Professor Clare Gilbert
Clare Gilbert is Professor of International Eye Health, at the London School of Hygiene and Tropical Medicine (LSHTM), University of London.
Professor Gilbert worked as a clinical ophthalmologist for 10 years, and has an MD in Surgical Retina. She completed the MSc in Epidemiology at LSHTM 1995, and worked in the Department of Preventive Ophthalmology, Institute of Ophthalmology, London from 1990 before joining the London School in 2002. Clare is Professor of International Eye Health in the International Centre for Eye Health (ICEH), and has been the Medical Advisor to Sight Savers International since 1995. Since January 2006 Clare has been Co-Director of ICEH and is a member of the School's Ethics Committee.

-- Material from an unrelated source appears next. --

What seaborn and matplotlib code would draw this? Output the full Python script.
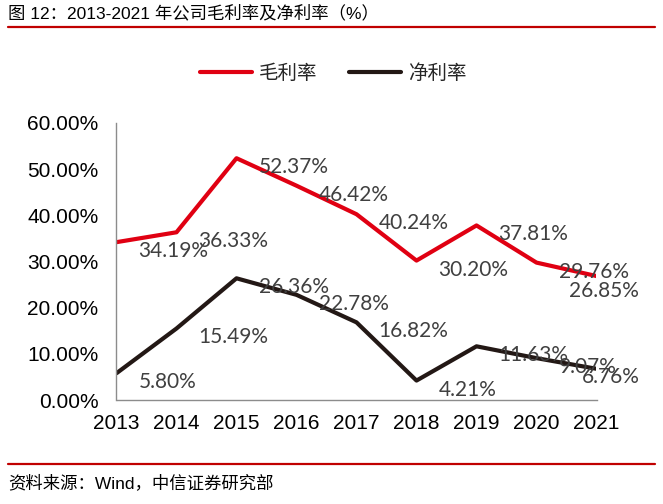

Professor Gilbert is in overall charge of the research undertaken by the International Centre for Eye Health. The research agenda is in line with the priorities of VISION 2020 the Right to Sight, and includes the following areas: infectious diseases (e.g. trachoma); diseases of the elderly (e.g. cataract; glaucoma; national surveys of the prevalence and causes of blindness); childhood blindness studies and Cochrane systematic reviews. Over the last 10 years the eye group have given technical support to national surveys in Bangladesh, Pakistan and Nigeria.
Professor Gilbert's own research focus is on the epidemiology of blindness in children, particularly in middle and low income countries. Recent projects include a national study of the prevalence and causes of blindness in children in Bangladesh using Key Informants as case finders, with an emphasis on childhood cataract; a cohort and nested case control study of retinopathy of prematurity in Rio de Janeiro, Brazil, to establish screening criteria and to explore risk factors; a study in Tanzanian school children to determine the most cost effective means of identifying children with significant refractive errors as well as exploring factors which influence spectacle wearing. Ongoing studies include a study to explore the effectiveness of low vision care for children in 3 countries in Asia and an inteverntion study to assess the impact of training neonatal nurses on the outcomes of neonatal care, including retinopathy of prematurity in Brazil. Clare was the principal applicant on a recent twin study of macular pigment with collaborators at St Thomas' Hospital and the Institute of Ophthalmology.
The findings of Professor Gilbert's research have been used to assist in planning and evaluating eye care programmes for children. She was involved in planning and evaluating a national programme for childhood cataract in Bangladesh, and evaluated a training programme in India for retinopathy of prematurity. Clare has also facilitated several workshop in Latin America, to develop programmes for screening and treating retinopathy of prematurity.